Articles | Volume 7, issue 24
13 Dec 2007
13 Dec 2007

The influence of biogenic emissions on upper-tropospheric methanol as revealed from space

G. Dufour, S. Szopa, D. A. Hauglustaine, C. D. Boone, C. P. Rinsland, and P. F. Bernath

Abstract. The distribution and budget of oxygenated organic compounds in the atmosphere and their impact on tropospheric chemistry are still poorly constrained. Near-global space-borne measurements of seasonally resolved upper tropospheric profiles of methanol (CH3OH) by the ACE Fourier transform spectrometer provide a unique opportunity to evaluate our understanding of this important oxygenated organic species. ACE-FTS observations from March 2004 to August 2005 period are presented.

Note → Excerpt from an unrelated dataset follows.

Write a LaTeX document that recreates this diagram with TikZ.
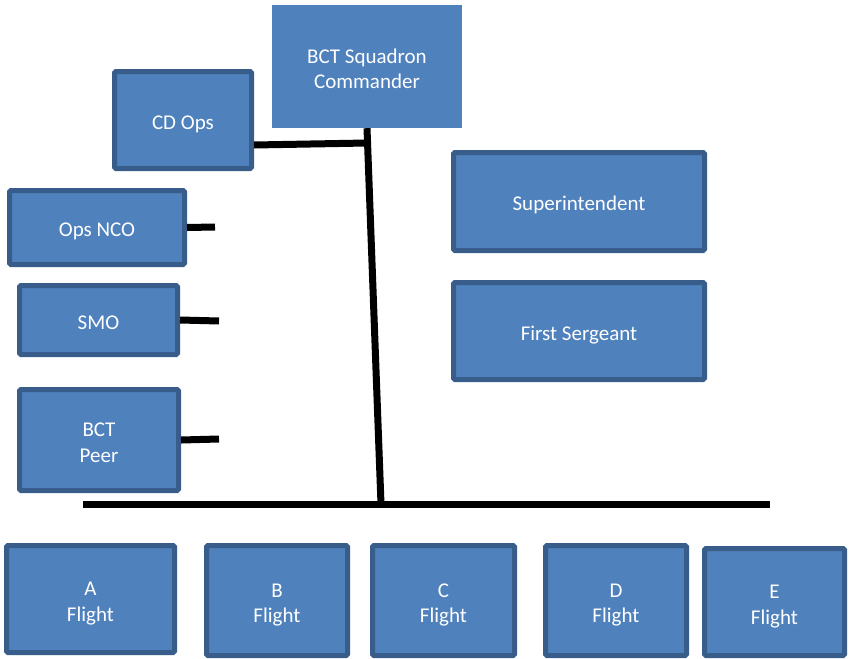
\documentclass[tikz,border=0pt]{standalone}
\usepackage{fontspec}
\setmainfont{Carlito}
\definecolor{boxfill}{HTML}{4F81BD}
\definecolor{boxedge}{HTML}{385D8A}
\newcommand{\boxtext}[1]{\raisebox{-9.5pt}[0pt][0pt]{\begin{tabular}{@{}c@{}}#1\end{tabular}}}

\begin{document}
\begin{tikzpicture}[x=1pt, y=-1pt]
			\tikzstyle{every node}=[align=center, inner sep=1pt, text=white, font=\fontsize{21}{25.5}\selectfont]
			\tikzstyle{unit}=[rectangle, rounded corners=1.5pt, fill=boxfill, draw=boxedge, line width=5pt]
			\tikzstyle{tie}=[line width=7pt, black]
				\useasboundingbox (0,0) rectangle (852,659);
				% staff and command
				\node[rectangle, fill=boxfill, minimum width=190pt, minimum height=123pt] (cmdr) at (367, 66.5) {\boxtext{BCT Squadron\\Commander}};
				\node[unit, minimum width=137pt, minimum height=97pt] (cdops) at (183, 120) {\boxtext{CD Ops}};
				\node[unit, minimum width=175pt, minimum height=74pt] (opsnco) at (97, 227.5) {\boxtext{Ops NCO}};
				\node[unit, minimum width=158pt, minimum height=69pt] (smo) at (98.5, 320) {\boxtext{SMO}};
				\node[unit, minimum width=159pt, minimum height=101pt] (peer) at (99, 440) {\boxtext{BCT\\Peer}};
				\node[unit, minimum width=251pt, minimum height=98pt] (supt) at (579, 201.5) {\boxtext{Superintendent}};
				\node[unit, minimum width=251pt, minimum height=97pt] (firstsgt) at (579, 331) {\boxtext{First Sergeant}};
				% flights
				\node[unit, minimum width=168pt, minimum height=107pt] (aflt) at (90.5, 599) {\boxtext{A\\Flight}};
				\node[unit, minimum width=141pt, minimum height=110pt] (bflt) at (277, 600.5) {\boxtext{B\\Flight}};
				\node[unit, minimum width=142pt, minimum height=110pt] (cflt) at (443.5, 600.5) {\boxtext{C\\Flight}};
				\node[unit, minimum width=141pt, minimum height=110pt] (dflt) at (616, 600.5) {\boxtext{D\\Flight}};
				\node[unit, minimum width=140pt, minimum height=107pt] (eflt) at (774.5, 602) {\boxtext{E\\Flight}};

				\coordinate (trunk) at (381, 504);
				\coordinate (busl) at (83, 504);
				\coordinate (busr) at (770, 504);
				\coordinate (cdtie) at (367, 143);
				\coordinate (ncoend) at (215, 227);
				\coordinate (smoend) at (219, 321);
				\coordinate (peerend) at (219, 439);

				\draw[tie]  (cmdr.south) -- (trunk);
				\draw[tie]  (busl) -- (busr);
				\draw[tie]  ([yshift=-25pt]cdops.east) -- (cdtie);
				\draw[tie]  (opsnco.east) -- (ncoend);
				\draw[tie]  (smo.east) -- (smoend);
				\draw[tie]  (peer.east) -- (peerend);
			\end{tikzpicture}
\end{document}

These observations reveal the pervasive imprint of surface sources on upper tropospheric methanol: mixing ratios observed in the mid and high latitudes of the Northern Hemisphere reflect the seasonal cycle of the biogenic emissions whereas the methanol cycle observed in the southern tropics is highly influenced by biomass burning emissions. The comparison with distributions simulated by the state-of-the-art global chemistry transport model, LMDz-INCA, suggests that: (i) the background methanol (high southern latitudes) is correctly represented by the model considering the measurement uncertainties; (ii) the current emissions from the continental biosphere are underestimated during spring and summer in the Northern Hemisphere leading to an underestimation of modelled upper tropospheric methanol; (iii) the seasonal variation of upper tropospheric methanol is shifted to the fall in the model suggesting either an insufficient destruction of CH3OH (due to too weak chemistry and/or deposition) in fall and winter months or an unfaithful representation of transport; (iv) the impact of tropical biomass burning emissions on upper tropospheric methanol is rather well reproduced by the model. This study illustrates the potential of these first global profile observations of oxygenated compounds in the upper troposphere to improve our understanding of their global distribution, fate and budget.